§ **Available data**:
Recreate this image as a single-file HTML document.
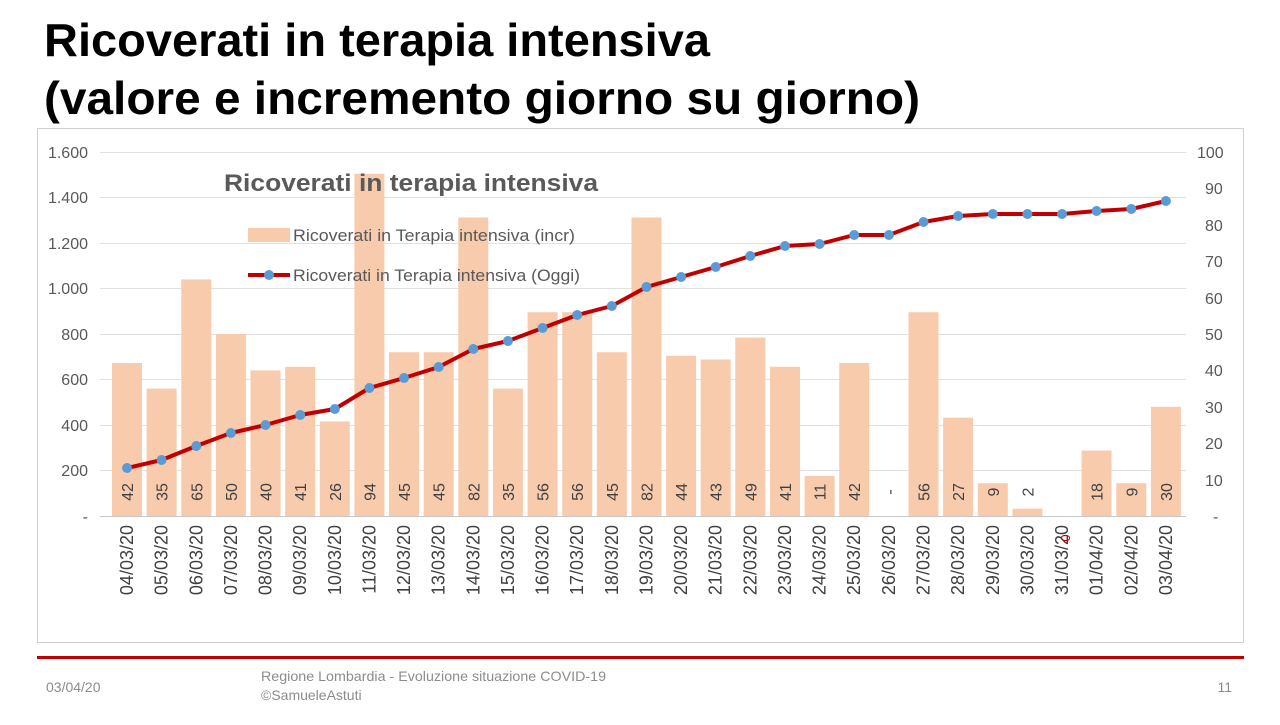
<!DOCTYPE html>
<html><head><meta charset="utf-8"><style>
body{margin:0;width:1280px;height:720px;background:#fff;overflow:hidden;font-family:"Liberation Sans","DejaVu Sans",sans-serif}
</style></head><body>
<svg width="1280" height="720" viewBox="0 0 1280 720" xmlns="http://www.w3.org/2000/svg" font-family="Liberation Sans, DejaVu Sans, sans-serif">
<text x="44" y="56" font-size="46" font-weight="bold" fill="#000" textLength="666" lengthAdjust="spacingAndGlyphs">Ricoverati in terapia intensiva</text>
<text x="44" y="114" font-size="46" font-weight="bold" fill="#000" textLength="876" lengthAdjust="spacingAndGlyphs">(valore e incremento giorno su giorno)</text>
<rect x="37.5" y="128.5" width="1206" height="514" fill="none" stroke="#d0d0d0"/>
<g stroke="#e0e0e0" stroke-width="1">
<line x1="100" y1="152.5" x2="1186" y2="152.5"/><line x1="100" y1="197.5" x2="1186" y2="197.5"/>
<line x1="100" y1="243.5" x2="1186" y2="243.5"/><line x1="100" y1="288.5" x2="1186" y2="288.5"/>
<line x1="100" y1="334.5" x2="1186" y2="334.5"/><line x1="100" y1="379.5" x2="1186" y2="379.5"/>
<line x1="100" y1="425.5" x2="1186" y2="425.5"/><line x1="100" y1="470.5" x2="1186" y2="470.5"/>
</g>
<line x1="100" y1="516.5" x2="1186" y2="516.5" stroke="#c8c8c8"/>
<g font-size="16" fill="#595959" text-anchor="end">
<text x="88" y="158">1.600</text><text x="88" y="203">1.400</text><text x="88" y="249">1.200</text><text x="88" y="294">1.000</text>
<text x="88" y="340">800</text><text x="88" y="385">600</text><text x="88" y="431">400</text><text x="88" y="476">200</text><text x="88" y="522">-</text>
</g>
<g font-size="16" fill="#595959" text-anchor="start">
<text x="1197" y="158">100</text><text x="1205" y="194">90</text><text x="1205" y="231">80</text><text x="1205" y="267">70</text>
<text x="1205" y="304">60</text><text x="1205" y="340">50</text><text x="1205" y="376">40</text><text x="1205" y="413">30</text>
<text x="1205" y="449">20</text><text x="1205" y="486">10</text><text x="1213" y="522">-</text>
</g>
<g fill="#F8CBAD">
<rect x="112" y="363" width="30" height="153"/><rect x="146.6" y="388.6" width="30" height="127.4"/>
<rect x="181.3" y="279.4" width="30" height="236.6"/><rect x="215.9" y="334" width="30" height="182"/>
<rect x="250.5" y="370.4" width="30" height="145.6"/><rect x="285.2" y="366.8" width="30" height="149.2"/>
<rect x="319.8" y="421.4" width="30" height="94.6"/><rect x="354.4" y="173.8" width="30" height="342.2"/>
<rect x="389" y="352.2" width="30" height="163.8"/><rect x="423.7" y="352.2" width="30" height="163.8"/>
<rect x="458.3" y="217.5" width="30" height="298.5"/><rect x="492.9" y="388.6" width="30" height="127.4"/>
<rect x="527.6" y="312.2" width="30" height="203.8"/><rect x="562.2" y="312.2" width="30" height="203.8"/>
<rect x="596.8" y="352.2" width="30" height="163.8"/><rect x="631.5" y="217.5" width="30" height="298.5"/>
<rect x="666.1" y="355.8" width="30" height="160.2"/><rect x="700.7" y="359.5" width="30" height="156.5"/>
<rect x="735.3" y="337.6" width="30" height="178.4"/><rect x="770" y="366.8" width="30" height="149.2"/>
<rect x="804.6" y="476" width="30" height="40"/><rect x="839.2" y="363" width="30" height="153"/>
<rect x="908.5" y="312.2" width="30" height="203.8"/><rect x="943.1" y="417.7" width="30" height="98.3"/>
<rect x="977.8" y="483.2" width="30" height="32.8"/><rect x="1012.4" y="508.7" width="30" height="7.3"/>
<rect x="1081.6" y="450.5" width="30" height="65.5"/><rect x="1116.3" y="483.2" width="30" height="32.8"/>
<rect x="1150.9" y="406.8" width="30" height="109.2"/>
</g>
<text x="224" y="191" font-size="24" font-weight="bold" fill="#595959" textLength="374" lengthAdjust="spacingAndGlyphs">Ricoverati in terapia intensiva</text>
<rect x="248" y="228" width="42" height="14" fill="#F8CBAD"/>
<text x="293" y="241" font-size="17" fill="#595959" textLength="282" lengthAdjust="spacingAndGlyphs">Ricoverati in Terapia intensiva (incr)</text>
<line x1="248" y1="275" x2="290" y2="275" stroke="#C00000" stroke-width="4"/>
<circle cx="269" cy="275" r="5" fill="#5B9BD5"/>
<text x="293" y="281" font-size="17" fill="#595959" textLength="287" lengthAdjust="spacingAndGlyphs">Ricoverati in Terapia intensiva (Oggi)</text>
<polyline fill="none" stroke="#C00000" stroke-width="4" stroke-linejoin="round" points="127,468 161.6,460 196.3,446 230.9,433 265.5,425 300.2,415 334.8,409 369.4,388 404,378 438.7,367 473.3,349 507.9,341 542.6,328 577.2,315 611.8,306 646.5,287 681.1,277 715.7,267 750.3,256 785,246 819.6,244 854.2,235 888.9,235 923.5,222 958.1,216 992.8,214 1027.4,214 1062,214 1096.6,211 1131.3,209 1165.9,201"/>
<g fill="#5B9BD5">
<circle cx="127" cy="468" r="5"/><circle cx="161.6" cy="460" r="5"/><circle cx="196.3" cy="446" r="5"/><circle cx="230.9" cy="433" r="5"/>
<circle cx="265.5" cy="425" r="5"/><circle cx="300.2" cy="415" r="5"/><circle cx="334.8" cy="409" r="5"/><circle cx="369.4" cy="388" r="5"/>
<circle cx="404" cy="378" r="5"/><circle cx="438.7" cy="367" r="5"/><circle cx="473.3" cy="349" r="5"/><circle cx="507.9" cy="341" r="5"/>
<circle cx="542.6" cy="328" r="5"/><circle cx="577.2" cy="315" r="5"/><circle cx="611.8" cy="306" r="5"/><circle cx="646.5" cy="287" r="5"/>
<circle cx="681.1" cy="277" r="5"/><circle cx="715.7" cy="267" r="5"/><circle cx="750.3" cy="256" r="5"/><circle cx="785" cy="246" r="5"/>
<circle cx="819.6" cy="244" r="5"/><circle cx="854.2" cy="235" r="5"/><circle cx="888.9" cy="235" r="5"/><circle cx="923.5" cy="222" r="5"/>
<circle cx="958.1" cy="216" r="5"/><circle cx="992.8" cy="214" r="5"/><circle cx="1027.4" cy="214" r="5"/><circle cx="1062" cy="214" r="5"/>
<circle cx="1096.6" cy="211" r="5"/><circle cx="1131.3" cy="209" r="5"/><circle cx="1165.9" cy="201" r="5"/>
</g>
<g font-size="16" fill="#404040" text-anchor="middle">
<text transform="translate(133,492) rotate(-90)">42</text><text transform="translate(167.6,492) rotate(-90)">35</text>
<text transform="translate(202.3,492) rotate(-90)">65</text><text transform="translate(236.9,492) rotate(-90)">50</text>
<text transform="translate(271.5,492) rotate(-90)">40</text><text transform="translate(306.2,492) rotate(-90)">41</text>
<text transform="translate(340.8,492) rotate(-90)">26</text><text transform="translate(375.4,492) rotate(-90)">94</text>
<text transform="translate(410,492) rotate(-90)">45</text><text transform="translate(444.7,492) rotate(-90)">45</text>
<text transform="translate(479.3,492) rotate(-90)">82</text><text transform="translate(513.9,492) rotate(-90)">35</text>
<text transform="translate(548.6,492) rotate(-90)">56</text><text transform="translate(583.2,492) rotate(-90)">56</text>
<text transform="translate(617.8,492) rotate(-90)">45</text><text transform="translate(652.5,492) rotate(-90)">82</text>
<text transform="translate(687.1,492) rotate(-90)">44</text><text transform="translate(721.7,492) rotate(-90)">43</text>
<text transform="translate(756.3,492) rotate(-90)">49</text><text transform="translate(791,492) rotate(-90)">41</text>
<text transform="translate(825.6,492) rotate(-90)">11</text><text transform="translate(860.2,492) rotate(-90)">42</text>
<text transform="translate(894.9,492) rotate(-90)">-</text><text transform="translate(929.5,492) rotate(-90)">56</text>
<text transform="translate(964.1,492) rotate(-90)">27</text><text transform="translate(998.8,492) rotate(-90)">9</text>
<text transform="translate(1033.4,492) rotate(-90)">2</text>
<text transform="translate(1102.6,492) rotate(-90)">18</text><text transform="translate(1137.3,492) rotate(-90)">9</text>
<text transform="translate(1171.9,492) rotate(-90)">30</text>
</g>
<g font-size="18" fill="#404040" text-anchor="end">
<text transform="translate(133,525) rotate(-90)">04/03/20</text><text transform="translate(167.6,525) rotate(-90)">05/03/20</text>
<text transform="translate(202.3,525) rotate(-90)">06/03/20</text><text transform="translate(236.9,525) rotate(-90)">07/03/20</text>
<text transform="translate(271.5,525) rotate(-90)">08/03/20</text><text transform="translate(306.2,525) rotate(-90)">09/03/20</text>
<text transform="translate(340.8,525) rotate(-90)">10/03/20</text><text transform="translate(375.4,525) rotate(-90)">11/03/20</text>
<text transform="translate(410,525) rotate(-90)">12/03/20</text><text transform="translate(444.7,525) rotate(-90)">13/03/20</text>
<text transform="translate(479.3,525) rotate(-90)">14/03/20</text><text transform="translate(513.9,525) rotate(-90)">15/03/20</text>
<text transform="translate(548.6,525) rotate(-90)">16/03/20</text><text transform="translate(583.2,525) rotate(-90)">17/03/20</text>
<text transform="translate(617.8,525) rotate(-90)">18/03/20</text><text transform="translate(652.5,525) rotate(-90)">19/03/20</text>
<text transform="translate(687.1,525) rotate(-90)">20/03/20</text><text transform="translate(721.7,525) rotate(-90)">21/03/20</text>
<text transform="translate(756.3,525) rotate(-90)">22/03/20</text><text transform="translate(791,525) rotate(-90)">23/03/20</text>
<text transform="translate(825.6,525) rotate(-90)">24/03/20</text><text transform="translate(860.2,525) rotate(-90)">25/03/20</text>
<text transform="translate(894.9,525) rotate(-90)">26/03/20</text><text transform="translate(929.5,525) rotate(-90)">27/03/20</text>
<text transform="translate(964.1,525) rotate(-90)">28/03/20</text><text transform="translate(998.8,525) rotate(-90)">29/03/20</text>
<text transform="translate(1033.4,525) rotate(-90)">30/03/20</text><text transform="translate(1068,525) rotate(-90)">31/03/20</text>
<text transform="translate(1102.6,525) rotate(-90)">01/04/20</text><text transform="translate(1137.3,525) rotate(-90)">02/04/20</text>
<text transform="translate(1171.9,525) rotate(-90)">03/04/20</text>
</g>
<text transform="translate(1070,538) rotate(-90)" font-size="13" fill="#C00000" text-anchor="middle">0</text>
<line x1="37" y1="657.5" x2="1244" y2="657.5" stroke="#C00000" stroke-width="3"/>
<text x="46" y="692" font-size="14" fill="#8c8c8c">03/04/20</text>
<text x="261" y="681" font-size="14" fill="#8c8c8c" textLength="345" lengthAdjust="spacingAndGlyphs">Regione Lombardia - Evoluzione situazione COVID-19</text>
<text x="261" y="700" font-size="14" fill="#8c8c8c">©SamueleAstuti</text>
<text x="1232" y="692" font-size="14" fill="#8c8c8c" text-anchor="end">11</text>
</svg>
</body></html>
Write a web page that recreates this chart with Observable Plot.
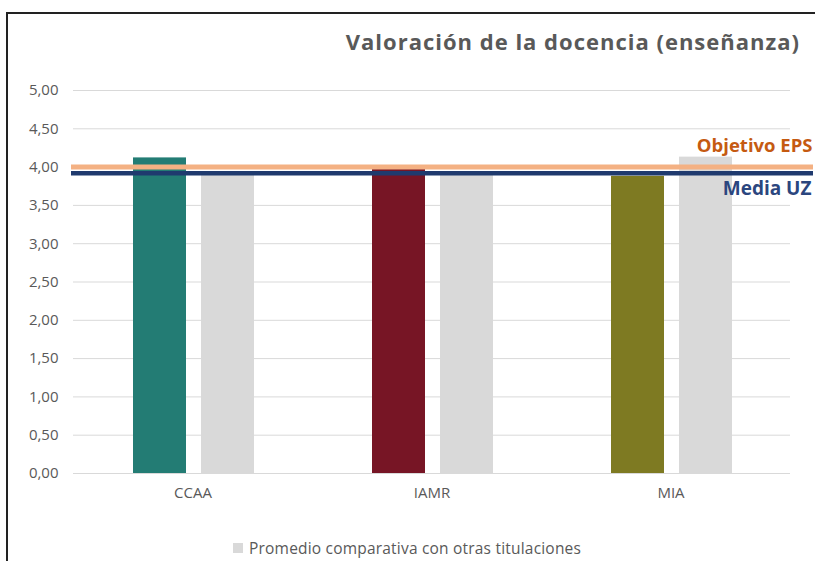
<!DOCTYPE html>
<html>
<head>
<meta charset="utf-8">
<script src="https://cdn.jsdelivr.net/npm/d3@7"></script>
<script src="https://cdn.jsdelivr.net/npm/@observablehq/plot@0.6"></script>
<style>
  html, body { margin: 0; padding: 0; background: #fff; }
  #wrap { position: relative; width: 815px; height: 561px; overflow: hidden; font-family: "Open Sans", "Liberation Sans", Arial, sans-serif; }
  #frame { position: absolute; left: 6px; top: 12px; width: 820px; height: 560px; border-left: 2px solid #222; border-top: 2px solid #222; }
  #chart { position: absolute; left: 0; top: 0; }
  #title { position: absolute; right: 15px; top: 26px; font-size: 22px; letter-spacing: 1px; font-weight: bold; color: #595959; white-space: nowrap; }
  #legend { position: absolute; left: 233px; top: 537px; font-size: 15.5px; letter-spacing: 0.2px; color: #595959; white-space: nowrap; display: flex; align-items: center; }
  #legend .sw { width: 10px; height: 10px; background: #d9d9d9; margin-right: 6px; display: inline-block; }
  #chart svg text.lbl { letter-spacing: 0.8px; }
</style>
</head>
<body>
<div id="wrap">
  <div id="frame"></div>
  <div id="chart"></div>
  <div id="title">Valoración de la docencia (enseñanza)</div>
  <div id="legend"><span class="sw"></span>Promedio comparativa con otras titulaciones</div>
</div>
<script>
const categories = ["CCAA", "IAMR", "MIA"];
const valores = [4.12, 3.98, 3.88];
const promedio = [3.94, 3.94, 4.13];
const colores = ["#237C74", "#771525", "#7E7A22"];
const objetivoEPS = 4.0;
const mediaUZ = 3.92;
const yTicks = [0, 0.5, 1, 1.5, 2, 2.5, 3, 3.5, 4, 4.5, 5];
const serieLabel = "Promedio comparativa con otras titulaciones";

const data = categories.map((c, i) => ({cat: c, valor: valores[i], prom: promedio[i], color: colores[i]}));

const chart = Plot.plot({
  width: 815,
  height: 561,
  marginTop: 90,
  marginBottom: 88,
  marginLeft: 73,
  marginRight: 25,
  style: { fontFamily: "Open Sans, Liberation Sans, Arial, sans-serif", fontSize: "15px", color: "#595959", background: "transparent" },
  x: { domain: categories, padding: 0, label: null, tickSize: 0, tickPadding: 14 },
  y: { domain: [0, 5], ticks: yTicks, tickFormat: d => d.toFixed(2).replace(".", ","), label: null, tickSize: 0, tickPadding: 15 },
  color: { type: "identity" },
  marks: [
    Plot.gridY(yTicks, { stroke: "#d9d9d9", strokeOpacity: 1, strokeWidth: 1 }),
    Plot.barY(data, { x: "cat", y: "valor", fill: "color", insetLeft: 60, insetRight: 126 }),
    Plot.barY(data, { x: "cat", y: "prom", fill: "#d9d9d9", insetLeft: 128, insetRight: 58 }),
    Plot.ruleY([objetivoEPS], { stroke: "#F4B183", strokeWidth: 5, insetLeft: -2, insetRight: -23 }),
    Plot.ruleY([mediaUZ], { stroke: "#1F3A6E", strokeWidth: 4.5, insetLeft: -2, insetRight: -23 }),
    Plot.text([objetivoEPS], { y: d => d, text: () => "Objetivo EPS", frameAnchor: "right", textAnchor: "end", dx: 22, dy: -21, fill: "#C55A11", fontWeight: "bold", fontSize: 18.5, className: "lbl" }),
    Plot.text([mediaUZ], { y: d => d, text: () => "Media UZ", frameAnchor: "right", textAnchor: "end", dx: 21, dy: 16, fill: "#2B467E", fontWeight: "bold", fontSize: 19, className: "lbl" })
  ]
});
document.getElementById("chart").appendChild(chart);
</script>
</body>
</html>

§ **Task directions**: Identify the lines in the entries above that contain "document", then copy them out.

§ **Response to this exercise**:
Recreate this image as a single-file HTML document.
document.getElementById("chart").appendChild(chart);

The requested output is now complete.